Rhythm Game Marketing: All in the Timing

July 2, 2010

Having reviewed both for PopMatters, it’s no secret that I’m neither a fan of Guitar Hero: Van Halen, nor of Green Day: Rock Band.  Still, I find it hard to imagine that either game deserved the fate handed down to it by their respective publishers, miscues of timing that may well have led to the commercial failure of both games.

Guitar Hero: Van Halen got it the worst of the two, a casualty of a time period in which Activision had so flooded the market with Guitar Hero games (not to mention its new DJ Hero property) that it couldn’t possibly justify one more on the market.  Rather than release it when it was ready, then, Activision gave it an initial release as a mail-in bonus to Guitar Hero 5, a tactic whose primary result was to show just how much of an improvement the Guitar Hero 5 engine was over that of World Tour, which Van Halen was based on.

Awkward avatar selection aside (despite the near-unforgivable slight of Michael Anthony), Guitar Hero: Van Halen was actually a decent showcase of guitar charting, complete with some of the hardest solos (“Eruption”, “Spanish Fly”) the genre had yet produced.  Still, alongside Guitar Hero 5, what can you do but notice that a) the multiplayer feels severely limited, b) the bass and vocal parts are almost tacked on, and c) the graphics just look awkward.  Guitar Hero 5, flawed as it was, at least looked like the next iteration of the franchise.  World Tour‘s engine was like a smoothed out version of Guitar Hero III, all blobby and awkward, a trip and tumble down the Uncanny Valley.

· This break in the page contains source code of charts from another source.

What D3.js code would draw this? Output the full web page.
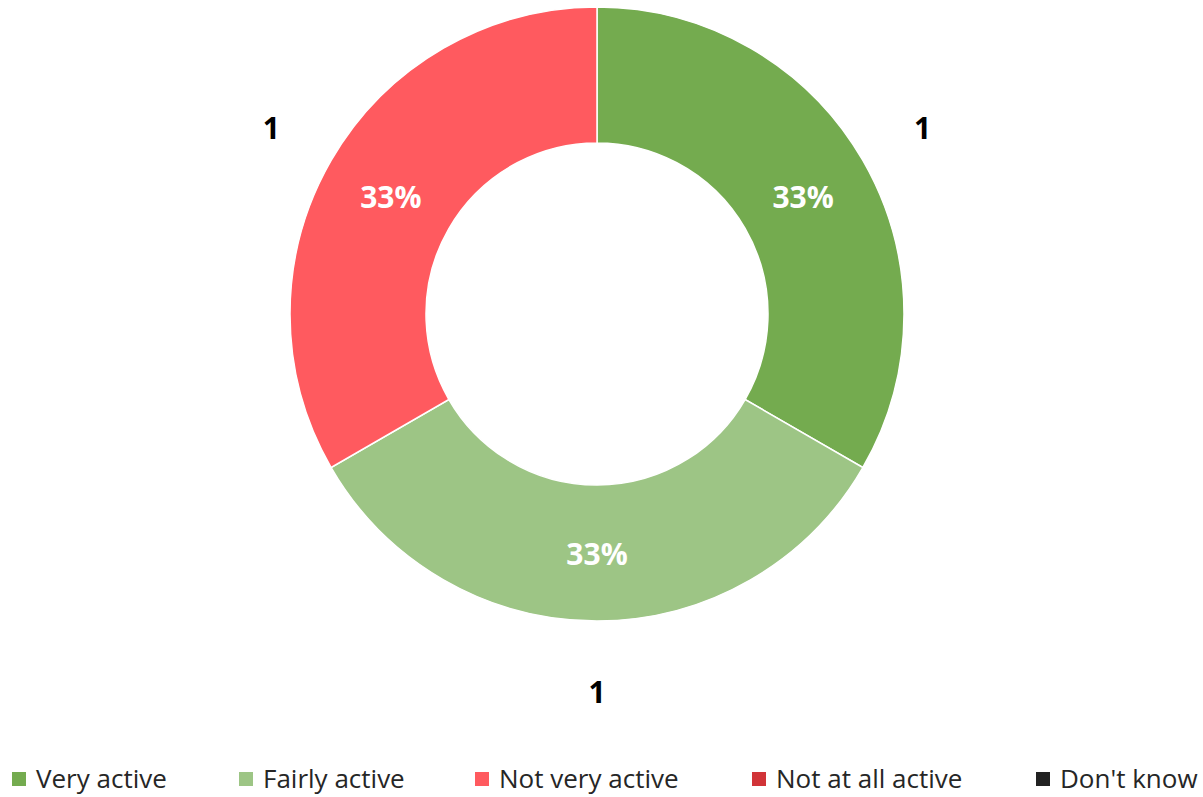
<!DOCTYPE html>
<html>
<head>
<meta charset="utf-8">
<script src="https://cdn.jsdelivr.net/npm/d3@7.9.0/dist/d3.min.js"></script>
<style>
  body { margin: 0; background: #fff; }
  svg { display: block; font-family: "Segoe UI", "Open Sans", "Noto Sans", sans-serif; }
</style>
</head>
<body>
<svg id="chart" width="1203" height="797"></svg>
<script>
// --- data ---
const categories = ["Very active", "Fairly active", "Not very active", "Not at all active", "Don't know"];
const values = [1, 1, 1, 0, 0];
const colors = ["#74ab4f", "#9dc585", "#ff5a5f", "#d13438", "#222222"];

const svg = d3.select("#chart");
const cx = 597, cy = 314;
const outerR = 307, innerR = 171;
const labelR = 238;
const valueR = 376;

const color = d3.scaleOrdinal().domain(categories).range(colors);
const total = d3.sum(values);

const pie = d3.pie().sort(null).value(d => d.value);
const arcs = pie(categories.map((c, i) => ({ name: c, value: values[i] })));
const shown = arcs.filter(d => d.value > 0);
const arc = d3.arc().innerRadius(innerR).outerRadius(outerR);

const g = svg.append("g").attr("transform", `translate(${cx},${cy})`);

g.selectAll("path.slice")
  .data(shown)
  .join("path")
  .attr("class", "slice")
  .attr("d", arc)
  .attr("fill", d => color(d.data.name))
  .attr("stroke", "#fff")
  .attr("stroke-width", 1.5);

// percentage labels inside the ring
const pctArc = d3.arc().innerRadius(labelR).outerRadius(labelR);
g.selectAll("text.pct")
  .data(shown)
  .join("text")
  .attr("class", "pct")
  .attr("transform", d => {
    const [x, y] = pctArc.centroid(d);
    return `translate(${x},${y + 2})`;
  })
  .attr("text-anchor", "middle")
  .attr("dy", "0.36em")
  .attr("fill", "#fff")
  .attr("font-weight", "bold")
  .attr("font-size", 30)
  .text(d => Math.round(d.value / total * 100) + "%");

// value labels outside
const valArc = d3.arc().innerRadius(valueR).outerRadius(valueR);
g.selectAll("text.val")
  .data(shown)
  .join("text")
  .attr("class", "val")
  .attr("transform", d => {
    const [x, y] = valArc.centroid(d);
    return `translate(${x},${y + 2})`;
  })
  .attr("text-anchor", "middle")
  .attr("dy", "0.36em")
  .attr("fill", "#000")
  .attr("font-weight", "bold")
  .attr("font-size", 30)
  .text(d => d.value);

// legend
const legendX = [12, 239, 475, 752, 1036];
const legend = svg.append("g").attr("transform", "translate(0,779)");
const items = legend.selectAll("g.item")
  .data(categories)
  .join("g")
  .attr("class", "item")
  .attr("transform", (d, i) => `translate(${legendX[i]},0)`);

items.append("rect")
  .attr("x", 0).attr("y", -7)
  .attr("width", 14).attr("height", 14)
  .attr("fill", d => color(d));

items.append("text")
  .attr("x", 24)
  .attr("dy", "0.35em")
  .attr("font-size", 26)
  .attr("fill", "#262626")
  .text(d => d);
</script>
</body>
</html>
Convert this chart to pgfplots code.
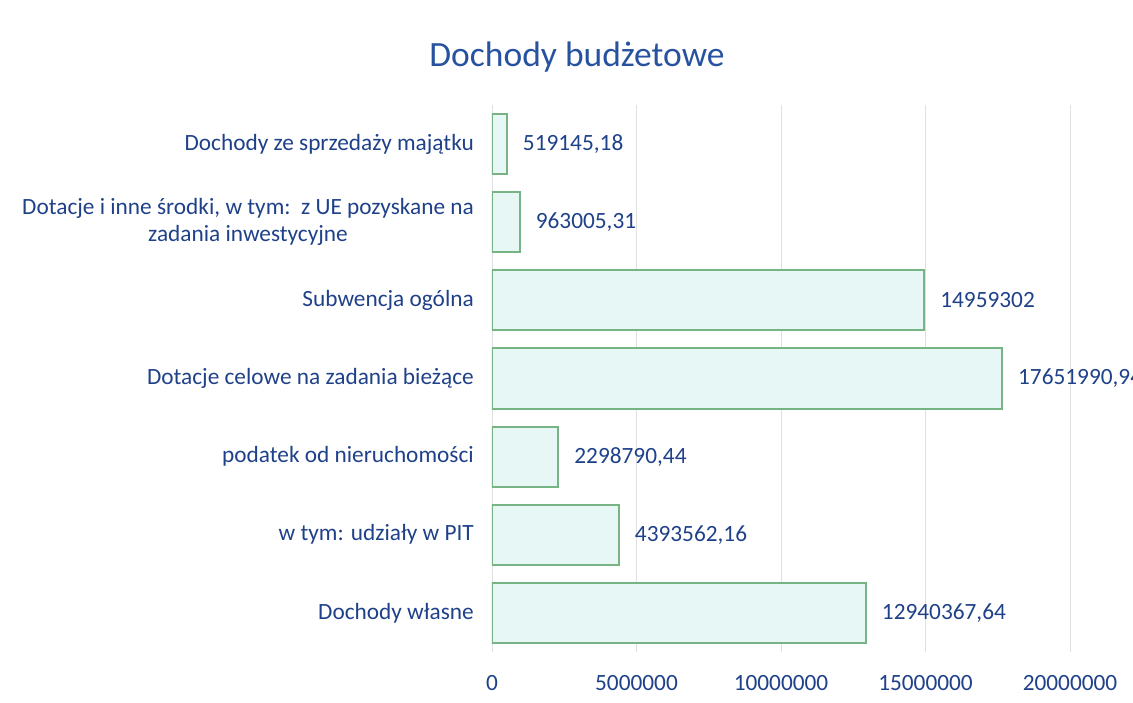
\documentclass[border=0pt]{standalone}
\usepackage{fontspec}
\setmainfont{Carlito}
\usepackage{pgfplots}
\usepackage{pgfplotstable}
\pgfplotsset{compat=1.18}
\definecolor{txt}{HTML}{1F4189}
\definecolor{ttl}{HTML}{2752A0}
\definecolor{barfill}{HTML}{E6F7F6}
\definecolor{bardraw}{HTML}{76B486}
\definecolor{gridc}{HTML}{E0E0E0}
\pgfplotstableread{
y x label
0 12940367.64 12940367,64
1 4393562.16 4393562,16
2 2298790.44 2298790,44
3 17651990.94 17651990,94
4 14959302 14959302
5 963005.31 963005,31
6 519145.18 519145,18
}\datatab
\begin{document}
\begin{tikzpicture}
\clip (-492bp,-51bp) rectangle (641bp,652bp);
\begin{axis}[
  at={(0,0)}, anchor=south west,
  scale only axis, width=578bp, height=547bp,
  xbar, bar width=0.77,
  xmin=0, xmax=20000000, ymin=-0.5, ymax=6.5,
  ytick={0,...,6},
  yticklabels={Dochody własne, w tym: udziały w PIT, podatek od nieruchomości, Dotacje celowe na zadania bieżące, Subwencja ogólna, {Dotacje i inne środki, w tym:\ \ z UE pozyskane na\\zadania inwestycyjne}, Dochody ze sprzedaży majątku},
  xtick={0,5000000,10000000,15000000,20000000},
  xticklabels={0,5000000,10000000,15000000,20000000},
  scaled x ticks=false,
  xmajorgrids, grid style={gridc, line width=0.8bp},
  axis line style={draw=none},
  major tick length=0pt,
  ticklabel style={font=\fontsize{23.3bp}{27bp}\selectfont, text=txt},
  xticklabel style={anchor=base, yshift=-38bp},
  yticklabel style={anchor=east, xshift=-18bp, inner sep=0pt, align=center},
  point meta=explicit symbolic,
  nodes near coords,
  nodes near coords style={anchor=west, inner sep=0pt, xshift=15bp, font=\fontsize{23.3bp}{27bp}\selectfont, text=txt},
  title={Dochody budżetowe},
  title style={at={(axis description cs:0.147,1.077)}, anchor=center, font=\fontsize{35.5bp}{40bp}\selectfont, text=ttl},
]
\addplot[fill=barfill, draw=bardraw, line width=2bp] table[x=x, y=y, meta=label] {\datatab};
\end{axis}
\end{tikzpicture}
\end{document}
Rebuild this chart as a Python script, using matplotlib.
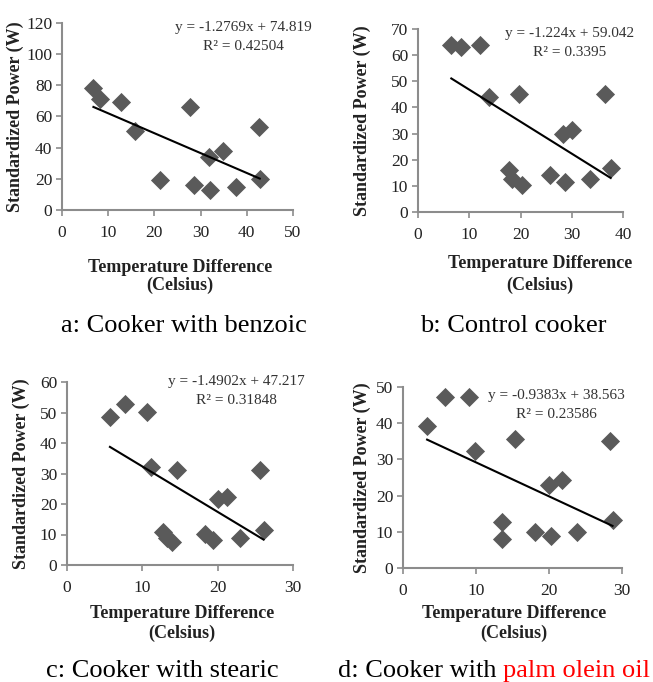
import matplotlib
matplotlib.use("Agg")
import matplotlib.pyplot as plt
import numpy as np

plt.rcParams['font.family'] = ['Liberation Serif', 'DejaVu Serif']

W, H = 653, 682

# ---- data ----
a_x = [6.8, 8.2, 12.8, 15.8, 21.2, 27.8, 28.6, 31.8, 32.0, 34.8, 37.7, 42.7, 42.8]
a_y = [78, 71, 69, 51, 19, 66, 16, 34, 13, 38, 15, 53, 20]
a_slope, a_int, a_r2 = -1.2769, 74.819, "0.42504"

b_x = [6.5, 8.3, 12.0, 13.9, 19.7, 17.8, 18.4, 20.2, 25.7, 28.3, 30.1, 28.7, 33.5, 36.5, 37.6]
b_y = [64, 63.3, 64, 44, 45, 16, 12.5, 10.2, 14, 30, 31.5, 11.5, 12.8, 45, 17]
b_slope, b_int, b_r2 = -1.224, 59.042, "0.3395"

c_x = [5.7, 7.7, 10.6, 11.2, 14.6, 12.8, 13.3, 14.0, 18.3, 19.4, 20.1, 21.3, 22.9, 25.6, 26.1]
c_y = [48.5, 52.8, 50.3, 32, 31.3, 10.8, 8.7, 7.6, 10.2, 8.2, 21.5, 22.2, 9.0, 31.3, 11.5]
c_slope, c_int, c_r2 = -1.4902, 47.217, "0.31848"

d_x = [3.3, 5.8, 9.0, 9.8, 13.5, 13.6, 15.4, 18.1, 20.0, 20.3, 21.8, 23.8, 28.4, 28.7]
d_y = [39.3, 47.3, 47.3, 32.4, 12.6, 8.0, 35.5, 9.9, 22.8, 8.8, 24.4, 9.9, 35.0, 13.2]
d_slope, d_int, d_r2 = -0.9383, 38.563, "0.23586"

panels = [
    dict(x=a_x, y=a_y, m=a_slope, b=a_int, r2=a_r2, box=(62, 23, 293, 210),
         xlim=(0, 50), xticks=[0, 10, 20, 30, 40, 50], ylim=(0, 120),
         yticks=[0, 20, 40, 60, 80, 100, 120], ylab_x=15, xlab_y=(267, 285),
         xlab_cx=180, eq=(243, 28, 47)),
    dict(x=b_x, y=b_y, m=b_slope, b=b_int, r2=b_r2, box=(418, 29, 623, 212),
         xlim=(0, 40), xticks=[0, 10, 20, 30, 40], ylim=(0, 70),
         yticks=[0, 10, 20, 30, 40, 50, 60, 70], ylab_x=362, xlab_y=(263, 285),
         xlab_cx=540, eq=(570, 33, 52)),
    dict(x=c_x, y=c_y, m=c_slope, b=c_int, r2=c_r2, box=(67, 382, 293, 565),
         xlim=(0, 30), xticks=[0, 10, 20, 30], ylim=(0, 60),
         yticks=[0, 10, 20, 30, 40, 50, 60], ylab_x=21, xlab_y=(613, 633),
         xlab_cx=182, eq=(236, 382, 401)),
    dict(x=d_x, y=d_y, m=d_slope, b=d_int, r2=d_r2, box=(403, 387, 622, 568),
         xlim=(0, 30), xticks=[0, 10, 20, 30], ylim=(0, 50),
         yticks=[0, 10, 20, 30, 40, 50], ylab_x=362, xlab_y=(613, 633),
         xlab_cx=514, eq=(556, 395, 415)),
]

captions = [("a: Cooker with benzoic", 184, 332), ("b: Control cooker", 513, 332),
            ("c: Cooker with stearic", 162, 677)]

fig = plt.figure(figsize=(W / 100, H / 100), dpi=100)
fig.patch.set_facecolor('white')

def fx(px):
    return px / W

def fy(py):
    return 1 - py / H

grey = '#8c8c8c'
txt = '#222222'
for p in panels:
    x0, y0, x1, y1 = p['box']
    ax = fig.add_axes([fx(x0), fy(y1), (x1 - x0) / W, (y1 - y0) / H])
    ax.scatter(p['x'], p['y'], marker='D', s=95, color='#5a5a5a', zorder=3, linewidths=0)
    xs = np.array([min(p['x']), max(p['x'])])
    ax.plot(xs, p['m'] * xs + p['b'], color='black', lw=1.5, zorder=4)
    ax.set_xlim(*p['xlim'])
    ax.set_ylim(*p['ylim'])
    ax.set_xticks(p['xticks'])
    ax.set_yticks(p['yticks'])
    for s in ['top', 'right']:
        ax.spines[s].set_visible(False)
    for s in ['left', 'bottom']:
        ax.spines[s].set_color(grey)
        ax.spines[s].set_linewidth(1.5)
    ax.tick_params(direction='out', length=4, width=1.2, color=grey,
                   labelsize=12.5, labelcolor=txt, pad=3)
    ax.tick_params(axis='x', pad=7)
    ax.set_facecolor('none')
    fig.text(fx(p['ylab_x']), fy((y0 + y1) / 2), 'Standardized Power (W)', rotation=90,
             ha='center', va='center', fontsize=13, fontweight='bold', color=txt)
    fig.text(fx(p['xlab_cx']), fy(p['xlab_y'][0]), 'Temperature Difference',
             ha='center', va='center', fontsize=13, fontweight='bold', color=txt)
    fig.text(fx(p['xlab_cx']), fy(p['xlab_y'][1]), '(Celsius)',
             ha='center', va='center', fontsize=13, fontweight='bold', color=txt)
    sign = '-' if p['b'] < 0 else '+'
    fig.text(fx(p['eq'][0]), fy(p['eq'][1]), f"y = {p['m']}x {sign} {abs(p['b'])}",
             ha='center', va='center', fontsize=11, color='#333333')
    fig.text(fx(p['eq'][0]), fy(p['eq'][2]), f"R\u00b2 = {p['r2']}",
             ha='center', va='center', fontsize=11, color='#333333')

for t, cx, cy in captions:
    fig.text(fx(cx), fy(cy), t, ha='center', va='baseline', fontsize=19, color='black')

fig.text(fx(496), fy(677), 'd: Cooker with', ha='right', va='baseline', fontsize=19, color='black')
fig.text(fx(503), fy(677), 'palm olein oil', ha='left', va='baseline', fontsize=19, color='#ff0000')

fig.savefig('out.png', dpi=100, facecolor='white')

Van Halen didn’t get an official release until December 22nd of last year, not even bothering to court Christmas shoppers with a discount game.  Every step of the way, this game was treated as an afterthought, right up to its retail release.  Why in the world should consumers be expected to treat it as anything else?

More recently, Green Day: Rock Band has suffered a similar fate, though in a far more subtle fashion than the travesty surrounding Guitar Hero: Van Halen. Where Van Halen was a casualty of what already was, Green Day was a casualty of that which is to come.

Specifically: Green Day: Rock Band was out for all of two days when Rock Band 3 and all of its ridiculous (known) new instruments and features showed up in a USA Today article.  Keyboards.  A fleshed-out story (as opposed to Green Day‘s utter lack of story).  Dynamic drop-in and drop-out.  A ridiculous new drum kit and an actual freaking guitar that senses where your fingers are for the sake of gameplay.  And Harmonix expects us to keep having fun with the Rock Band 2 engine until then?

In a sense, the timing of the Rock Band 3 reveal couldn’t really be helped — Harmonix wanted to get the information out before E3, for the sake of putting questions and clarifications in the express lane.  This allowed them to concentrate on the jaw-dropping business of demoing the thing at E3 without their audience asking what the hell was going on.  Still, could they have released Green Day sooner?  Could they have waited a bit until the Rock Band 3 hype died down to give newly-excited Rock Band fans a little morsel to chew on until they’re levelled by the hype train that will inevitably surround the third game’s release?  Just about anything would have been better than to undermine Green Day a mere two days after its “hello, world” moment.

Sure, there were too many rhythm games released in the last two years.  Still, especially given that the rate of releases is decreasing as consumers slowly lose interest, one would think better care would be taken in the release of these games — particularly Harmonix, whose entire stake in the industry is rhythm games.  The least they can do is give the games enough respect as to have an opportunity to succeed, rather than bury them right out of the starting gate.